[Code that draws figures]
§

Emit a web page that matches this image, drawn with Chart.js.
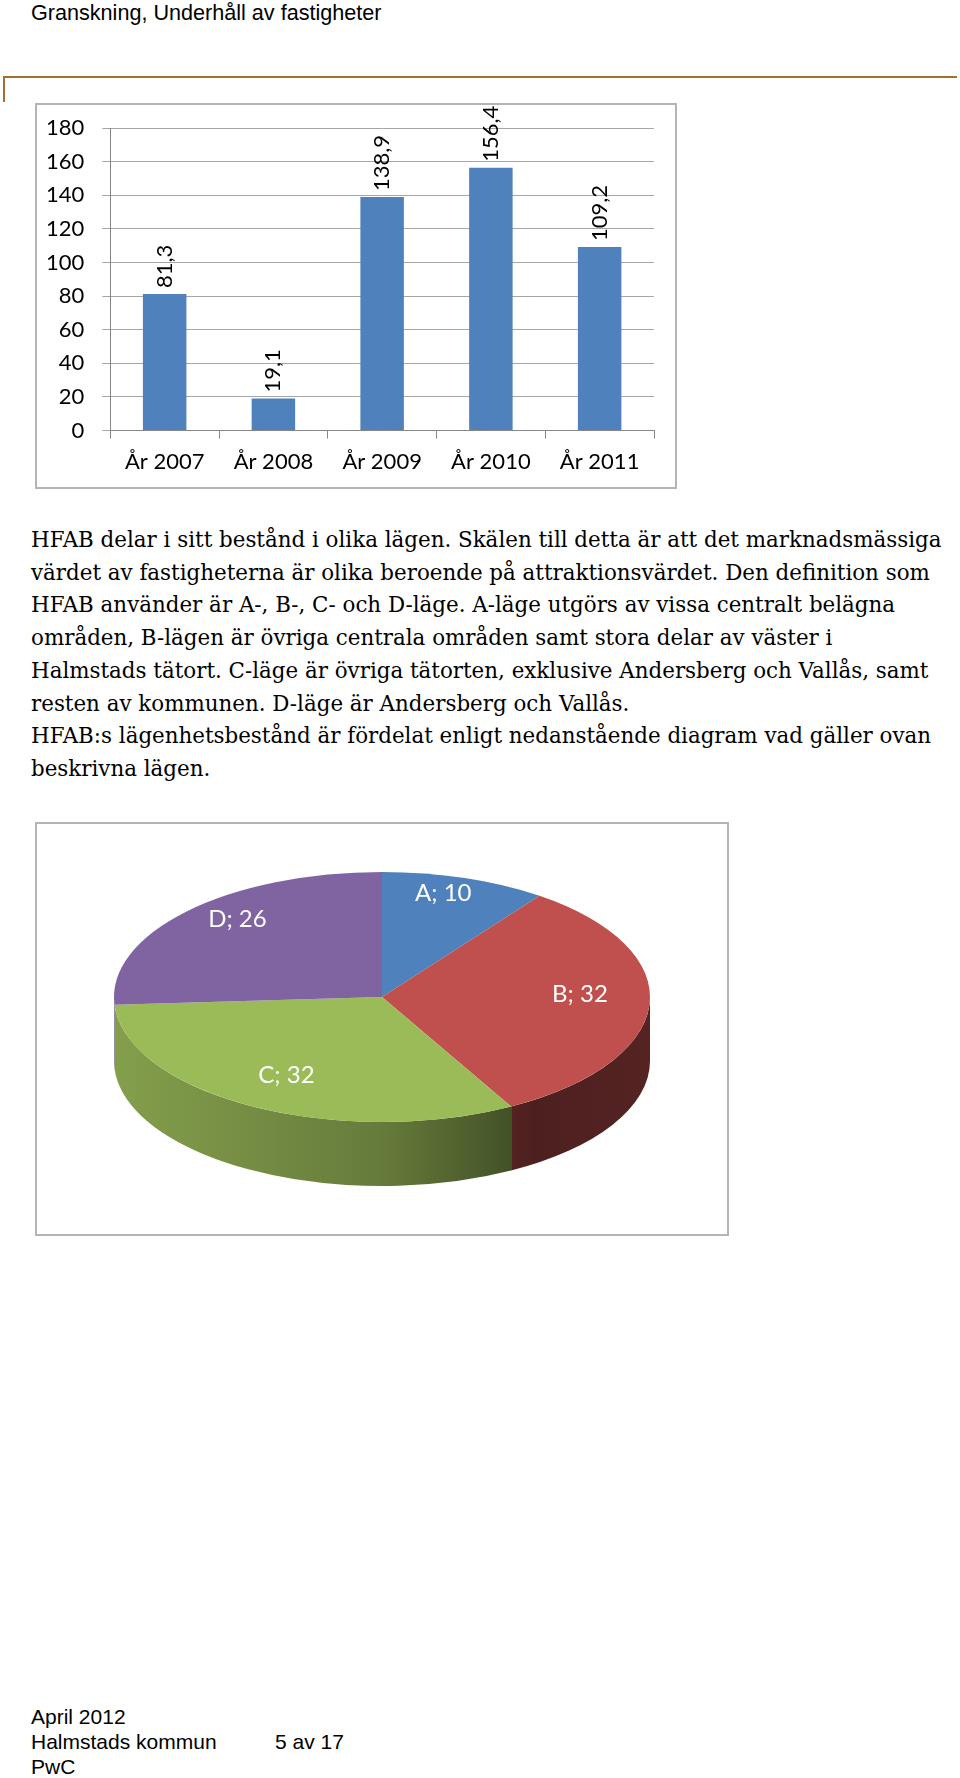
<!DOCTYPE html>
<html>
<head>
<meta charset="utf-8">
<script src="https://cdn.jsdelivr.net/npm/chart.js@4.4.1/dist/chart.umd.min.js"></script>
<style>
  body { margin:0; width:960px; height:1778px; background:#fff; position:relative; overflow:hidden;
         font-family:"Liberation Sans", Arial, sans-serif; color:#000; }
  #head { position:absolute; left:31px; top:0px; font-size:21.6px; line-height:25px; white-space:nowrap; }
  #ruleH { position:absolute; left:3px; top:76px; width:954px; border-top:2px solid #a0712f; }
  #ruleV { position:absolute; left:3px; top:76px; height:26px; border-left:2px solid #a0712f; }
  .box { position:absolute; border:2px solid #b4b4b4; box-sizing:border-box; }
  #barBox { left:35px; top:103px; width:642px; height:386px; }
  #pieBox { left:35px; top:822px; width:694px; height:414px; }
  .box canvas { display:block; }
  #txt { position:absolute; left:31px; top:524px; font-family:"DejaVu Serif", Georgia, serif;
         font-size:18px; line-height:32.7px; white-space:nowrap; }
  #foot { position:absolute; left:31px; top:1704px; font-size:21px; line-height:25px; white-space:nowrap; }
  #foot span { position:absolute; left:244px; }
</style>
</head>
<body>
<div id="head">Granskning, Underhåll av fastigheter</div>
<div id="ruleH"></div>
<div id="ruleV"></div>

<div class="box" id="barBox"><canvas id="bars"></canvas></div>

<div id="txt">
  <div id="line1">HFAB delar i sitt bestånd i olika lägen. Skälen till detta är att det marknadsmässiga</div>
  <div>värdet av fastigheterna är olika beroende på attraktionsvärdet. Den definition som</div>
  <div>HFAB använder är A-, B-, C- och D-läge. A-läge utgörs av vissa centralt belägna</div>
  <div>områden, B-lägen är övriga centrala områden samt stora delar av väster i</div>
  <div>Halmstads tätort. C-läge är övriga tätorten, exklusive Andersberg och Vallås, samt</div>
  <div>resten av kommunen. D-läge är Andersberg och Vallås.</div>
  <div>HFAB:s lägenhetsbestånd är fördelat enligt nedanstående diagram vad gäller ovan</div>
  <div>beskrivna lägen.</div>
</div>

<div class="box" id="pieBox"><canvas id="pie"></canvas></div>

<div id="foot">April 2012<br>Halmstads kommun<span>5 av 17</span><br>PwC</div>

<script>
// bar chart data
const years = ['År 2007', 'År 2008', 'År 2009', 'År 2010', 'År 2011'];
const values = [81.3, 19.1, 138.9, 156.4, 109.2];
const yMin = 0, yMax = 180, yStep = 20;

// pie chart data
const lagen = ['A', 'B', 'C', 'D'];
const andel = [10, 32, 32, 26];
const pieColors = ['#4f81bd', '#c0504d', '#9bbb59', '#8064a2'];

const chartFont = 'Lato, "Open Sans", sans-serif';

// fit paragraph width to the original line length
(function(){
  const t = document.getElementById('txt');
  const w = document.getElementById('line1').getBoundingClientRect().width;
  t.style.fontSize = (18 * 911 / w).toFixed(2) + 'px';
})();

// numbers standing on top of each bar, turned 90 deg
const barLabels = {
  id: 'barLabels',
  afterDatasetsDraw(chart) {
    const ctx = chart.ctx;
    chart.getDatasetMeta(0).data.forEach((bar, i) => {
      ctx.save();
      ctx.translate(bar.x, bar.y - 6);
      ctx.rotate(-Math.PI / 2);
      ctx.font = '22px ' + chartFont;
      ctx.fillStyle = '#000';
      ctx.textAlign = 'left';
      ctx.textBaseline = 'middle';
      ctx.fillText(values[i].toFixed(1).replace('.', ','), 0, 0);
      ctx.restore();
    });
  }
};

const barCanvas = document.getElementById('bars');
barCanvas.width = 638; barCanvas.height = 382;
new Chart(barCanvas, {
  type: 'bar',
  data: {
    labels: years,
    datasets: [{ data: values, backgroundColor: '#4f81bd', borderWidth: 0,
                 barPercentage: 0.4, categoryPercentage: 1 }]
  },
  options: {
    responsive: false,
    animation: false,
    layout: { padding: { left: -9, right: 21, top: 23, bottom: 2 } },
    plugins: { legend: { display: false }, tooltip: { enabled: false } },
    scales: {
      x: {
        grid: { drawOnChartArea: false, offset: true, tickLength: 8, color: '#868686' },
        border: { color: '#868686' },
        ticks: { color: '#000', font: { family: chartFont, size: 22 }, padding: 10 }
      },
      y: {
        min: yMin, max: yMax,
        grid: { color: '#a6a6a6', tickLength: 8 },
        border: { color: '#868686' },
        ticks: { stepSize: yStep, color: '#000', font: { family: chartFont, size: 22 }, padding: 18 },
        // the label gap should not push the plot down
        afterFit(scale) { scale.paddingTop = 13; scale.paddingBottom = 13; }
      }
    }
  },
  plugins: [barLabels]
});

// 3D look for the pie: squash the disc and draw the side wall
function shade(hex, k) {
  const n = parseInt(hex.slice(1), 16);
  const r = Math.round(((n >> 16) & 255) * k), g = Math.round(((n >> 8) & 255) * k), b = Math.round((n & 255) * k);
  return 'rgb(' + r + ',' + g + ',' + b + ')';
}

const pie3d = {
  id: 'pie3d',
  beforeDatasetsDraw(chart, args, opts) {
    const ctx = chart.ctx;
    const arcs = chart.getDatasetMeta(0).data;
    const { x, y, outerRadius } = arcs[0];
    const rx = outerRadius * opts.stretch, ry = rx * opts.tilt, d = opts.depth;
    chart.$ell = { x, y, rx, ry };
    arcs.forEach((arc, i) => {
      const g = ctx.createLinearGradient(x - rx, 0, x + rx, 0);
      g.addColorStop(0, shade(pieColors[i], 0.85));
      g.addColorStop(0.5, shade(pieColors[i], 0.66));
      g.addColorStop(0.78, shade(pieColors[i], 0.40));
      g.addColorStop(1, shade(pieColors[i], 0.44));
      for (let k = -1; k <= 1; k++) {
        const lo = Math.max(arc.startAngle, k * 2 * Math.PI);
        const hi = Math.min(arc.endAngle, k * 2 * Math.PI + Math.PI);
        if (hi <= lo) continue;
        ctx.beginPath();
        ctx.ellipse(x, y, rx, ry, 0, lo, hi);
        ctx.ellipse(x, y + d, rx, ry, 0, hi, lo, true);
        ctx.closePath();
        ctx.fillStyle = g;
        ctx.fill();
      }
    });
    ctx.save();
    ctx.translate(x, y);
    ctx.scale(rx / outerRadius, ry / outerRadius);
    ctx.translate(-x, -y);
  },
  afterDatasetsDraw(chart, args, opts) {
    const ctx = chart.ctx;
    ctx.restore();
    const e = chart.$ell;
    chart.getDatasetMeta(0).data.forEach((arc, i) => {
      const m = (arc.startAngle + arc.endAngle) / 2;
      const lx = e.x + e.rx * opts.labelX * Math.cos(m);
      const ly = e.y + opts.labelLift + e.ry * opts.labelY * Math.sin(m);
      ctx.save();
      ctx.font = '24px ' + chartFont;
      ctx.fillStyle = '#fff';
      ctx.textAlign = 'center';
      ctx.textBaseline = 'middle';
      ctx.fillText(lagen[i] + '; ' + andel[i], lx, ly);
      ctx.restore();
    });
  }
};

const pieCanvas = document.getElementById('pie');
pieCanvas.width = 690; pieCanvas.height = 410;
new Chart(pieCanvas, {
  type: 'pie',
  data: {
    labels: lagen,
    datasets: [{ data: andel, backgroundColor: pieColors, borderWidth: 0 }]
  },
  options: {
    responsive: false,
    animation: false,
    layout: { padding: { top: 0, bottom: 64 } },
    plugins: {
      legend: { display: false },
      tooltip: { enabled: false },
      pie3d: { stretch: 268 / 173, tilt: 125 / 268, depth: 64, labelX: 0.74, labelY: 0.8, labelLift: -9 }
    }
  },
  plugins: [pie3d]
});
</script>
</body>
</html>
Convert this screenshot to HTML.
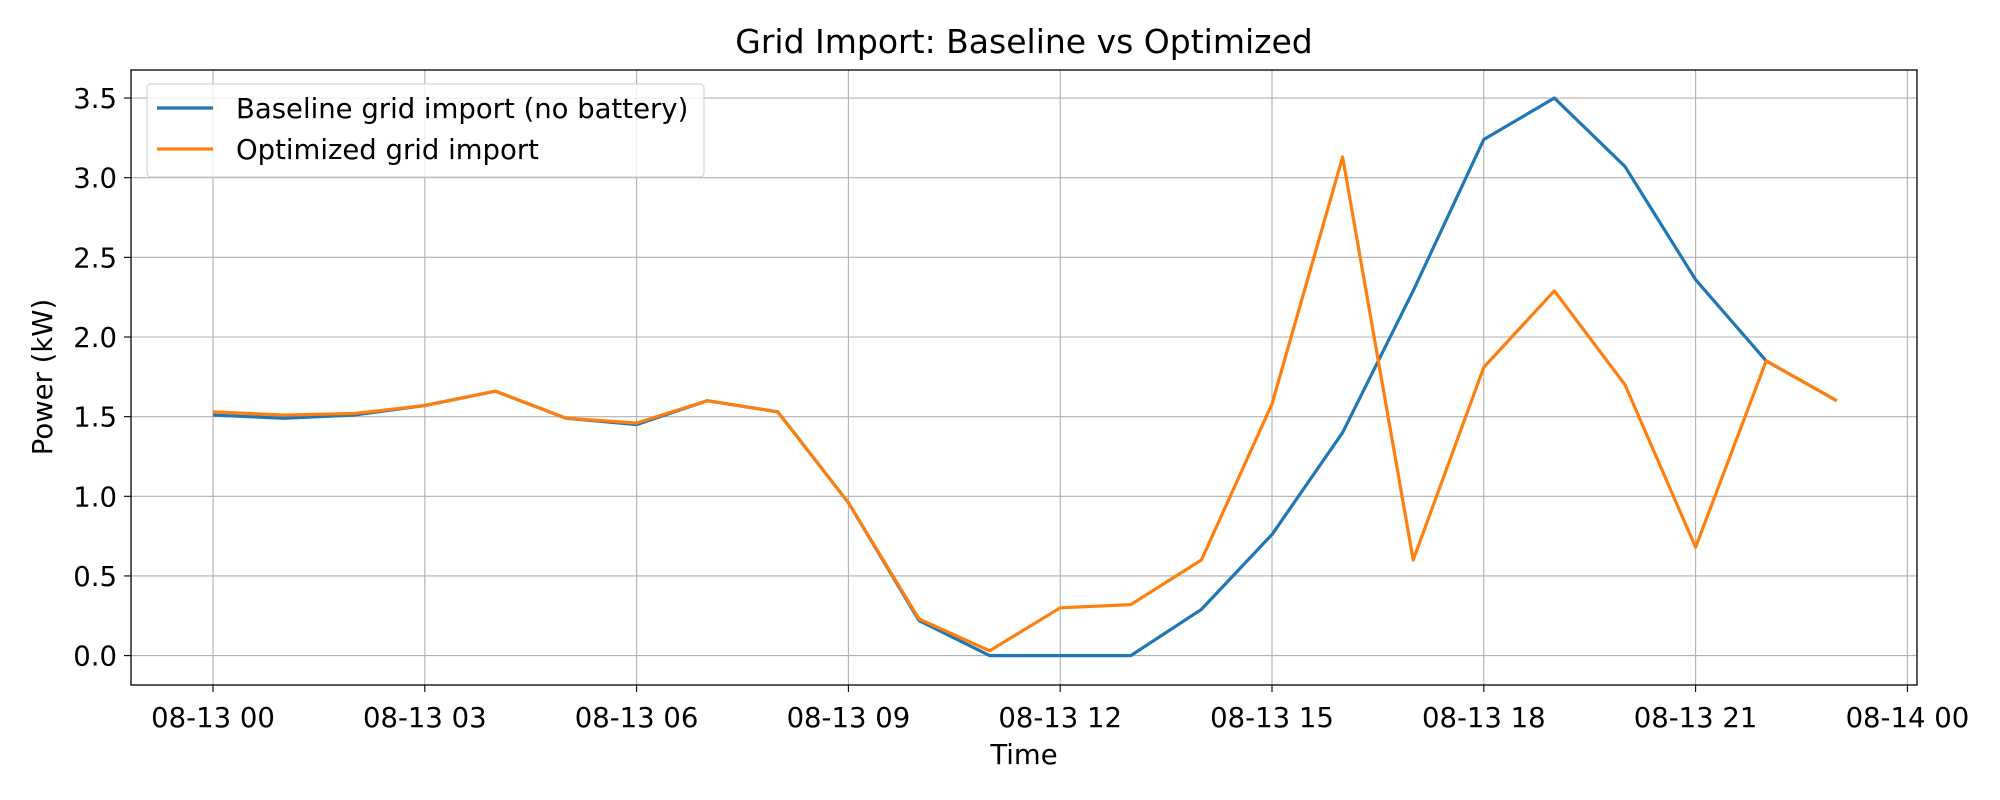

§

Write every record out again exactly; no pictures belong in the copy.

Emit a web page that matches this image, drawn with Chart.js.
<!DOCTYPE html>
<html>
<head>
<meta charset="utf-8">
<script src="https://cdn.jsdelivr.net/npm/chart.js@4.4.1/dist/chart.umd.min.js"></script>
<style>
  body { margin:0; width:960px; height:1778px; background:#fff; position:relative; overflow:hidden;
         font-family:"Liberation Sans", Arial, sans-serif; color:#000; }
  #head { position:absolute; left:31px; top:0px; font-size:21.6px; line-height:25px; white-space:nowrap; }
  #ruleH { position:absolute; left:3px; top:76px; width:954px; border-top:2px solid #a0712f; }
  #ruleV { position:absolute; left:3px; top:76px; height:26px; border-left:2px solid #a0712f; }
  .box { position:absolute; border:2px solid #b4b4b4; box-sizing:border-box; }
  #barBox { left:35px; top:103px; width:642px; height:386px; }
  #pieBox { left:35px; top:822px; width:694px; height:414px; }
  .box canvas { display:block; }
  #txt { position:absolute; left:31px; top:524px; font-family:"DejaVu Serif", Georgia, serif;
         font-size:18px; line-height:32.7px; white-space:nowrap; }
  #foot { position:absolute; left:31px; top:1704px; font-size:21px; line-height:25px; white-space:nowrap; }
  #foot span { position:absolute; left:244px; }
</style>
</head>
<body>
<div id="head">Granskning, Underhåll av fastigheter</div>
<div id="ruleH"></div>
<div id="ruleV"></div>

<div class="box" id="barBox"><canvas id="bars"></canvas></div>

<div id="txt">
  <div id="line1">HFAB delar i sitt bestånd i olika lägen. Skälen till detta är att det marknadsmässiga</div>
  <div>värdet av fastigheterna är olika beroende på attraktionsvärdet. Den definition som</div>
  <div>HFAB använder är A-, B-, C- och D-läge. A-läge utgörs av vissa centralt belägna</div>
  <div>områden, B-lägen är övriga centrala områden samt stora delar av väster i</div>
  <div>Halmstads tätort. C-läge är övriga tätorten, exklusive Andersberg och Vallås, samt</div>
  <div>resten av kommunen. D-läge är Andersberg och Vallås.</div>
  <div>HFAB:s lägenhetsbestånd är fördelat enligt nedanstående diagram vad gäller ovan</div>
  <div>beskrivna lägen.</div>
</div>

<div class="box" id="pieBox"><canvas id="pie"></canvas></div>

<div id="foot">April 2012<br>Halmstads kommun<span>5 av 17</span><br>PwC</div>

<script>
// bar chart data
const years = ['År 2007', 'År 2008', 'År 2009', 'År 2010', 'År 2011'];
const values = [81.3, 19.1, 138.9, 156.4, 109.2];
const yMin = 0, yMax = 180, yStep = 20;

// pie chart data
const lagen = ['A', 'B', 'C', 'D'];
const andel = [10, 32, 32, 26];
const pieColors = ['#4f81bd', '#c0504d', '#9bbb59', '#8064a2'];

const chartFont = 'Lato, "Open Sans", sans-serif';

// fit paragraph width to the original line length
(function(){
  const t = document.getElementById('txt');
  const w = document.getElementById('line1').getBoundingClientRect().width;
  t.style.fontSize = (18 * 911 / w).toFixed(2) + 'px';
})();

// numbers standing on top of each bar, turned 90 deg
const barLabels = {
  id: 'barLabels',
  afterDatasetsDraw(chart) {
    const ctx = chart.ctx;
    chart.getDatasetMeta(0).data.forEach((bar, i) => {
      ctx.save();
      ctx.translate(bar.x, bar.y - 6);
      ctx.rotate(-Math.PI / 2);
      ctx.font = '22px ' + chartFont;
      ctx.fillStyle = '#000';
      ctx.textAlign = 'left';
      ctx.textBaseline = 'middle';
      ctx.fillText(values[i].toFixed(1).replace('.', ','), 0, 0);
      ctx.restore();
    });
  }
};

const barCanvas = document.getElementById('bars');
barCanvas.width = 638; barCanvas.height = 382;
new Chart(barCanvas, {
  type: 'bar',
  data: {
    labels: years,
    datasets: [{ data: values, backgroundColor: '#4f81bd', borderWidth: 0,
                 barPercentage: 0.4, categoryPercentage: 1 }]
  },
  options: {
    responsive: false,
    animation: false,
    layout: { padding: { left: -9, right: 21, top: 23, bottom: 2 } },
    plugins: { legend: { display: false }, tooltip: { enabled: false } },
    scales: {
      x: {
        grid: { drawOnChartArea: false, offset: true, tickLength: 8, color: '#868686' },
        border: { color: '#868686' },
        ticks: { color: '#000', font: { family: chartFont, size: 22 }, padding: 10 }
      },
      y: {
        min: yMin, max: yMax,
        grid: { color: '#a6a6a6', tickLength: 8 },
        border: { color: '#868686' },
        ticks: { stepSize: yStep, color: '#000', font: { family: chartFont, size: 22 }, padding: 18 },
        // the label gap should not push the plot down
        afterFit(scale) { scale.paddingTop = 13; scale.paddingBottom = 13; }
      }
    }
  },
  plugins: [barLabels]
});

// 3D look for the pie: squash the disc and draw the side wall
function shade(hex, k) {
  const n = parseInt(hex.slice(1), 16);
  const r = Math.round(((n >> 16) & 255) * k), g = Math.round(((n >> 8) & 255) * k), b = Math.round((n & 255) * k);
  return 'rgb(' + r + ',' + g + ',' + b + ')';
}

const pie3d = {
  id: 'pie3d',
  beforeDatasetsDraw(chart, args, opts) {
    const ctx = chart.ctx;
    const arcs = chart.getDatasetMeta(0).data;
    const { x, y, outerRadius } = arcs[0];
    const rx = outerRadius * opts.stretch, ry = rx * opts.tilt, d = opts.depth;
    chart.$ell = { x, y, rx, ry };
    arcs.forEach((arc, i) => {
      const g = ctx.createLinearGradient(x - rx, 0, x + rx, 0);
      g.addColorStop(0, shade(pieColors[i], 0.85));
      g.addColorStop(0.5, shade(pieColors[i], 0.66));
      g.addColorStop(0.78, shade(pieColors[i], 0.40));
      g.addColorStop(1, shade(pieColors[i], 0.44));
      for (let k = -1; k <= 1; k++) {
        const lo = Math.max(arc.startAngle, k * 2 * Math.PI);
        const hi = Math.min(arc.endAngle, k * 2 * Math.PI + Math.PI);
        if (hi <= lo) continue;
        ctx.beginPath();
        ctx.ellipse(x, y, rx, ry, 0, lo, hi);
        ctx.ellipse(x, y + d, rx, ry, 0, hi, lo, true);
        ctx.closePath();
        ctx.fillStyle = g;
        ctx.fill();
      }
    });
    ctx.save();
    ctx.translate(x, y);
    ctx.scale(rx / outerRadius, ry / outerRadius);
    ctx.translate(-x, -y);
  },
  afterDatasetsDraw(chart, args, opts) {
    const ctx = chart.ctx;
    ctx.restore();
    const e = chart.$ell;
    chart.getDatasetMeta(0).data.forEach((arc, i) => {
      const m = (arc.startAngle + arc.endAngle) / 2;
      const lx = e.x + e.rx * opts.labelX * Math.cos(m);
      const ly = e.y + opts.labelLift + e.ry * opts.labelY * Math.sin(m);
      ctx.save();
      ctx.font = '24px ' + chartFont;
      ctx.fillStyle = '#fff';
      ctx.textAlign = 'center';
      ctx.textBaseline = 'middle';
      ctx.fillText(lagen[i] + '; ' + andel[i], lx, ly);
      ctx.restore();
    });
  }
};

const pieCanvas = document.getElementById('pie');
pieCanvas.width = 690; pieCanvas.height = 410;
new Chart(pieCanvas, {
  type: 'pie',
  data: {
    labels: lagen,
    datasets: [{ data: andel, backgroundColor: pieColors, borderWidth: 0 }]
  },
  options: {
    responsive: false,
    animation: false,
    layout: { padding: { top: 0, bottom: 64 } },
    plugins: {
      legend: { display: false },
      tooltip: { enabled: false },
      pie3d: { stretch: 268 / 173, tilt: 125 / 268, depth: 64, labelX: 0.74, labelY: 0.8, labelLift: -9 }
    }
  },
  plugins: [pie3d]
});
</script>
</body>
</html>
Convert this screenshot to HTML.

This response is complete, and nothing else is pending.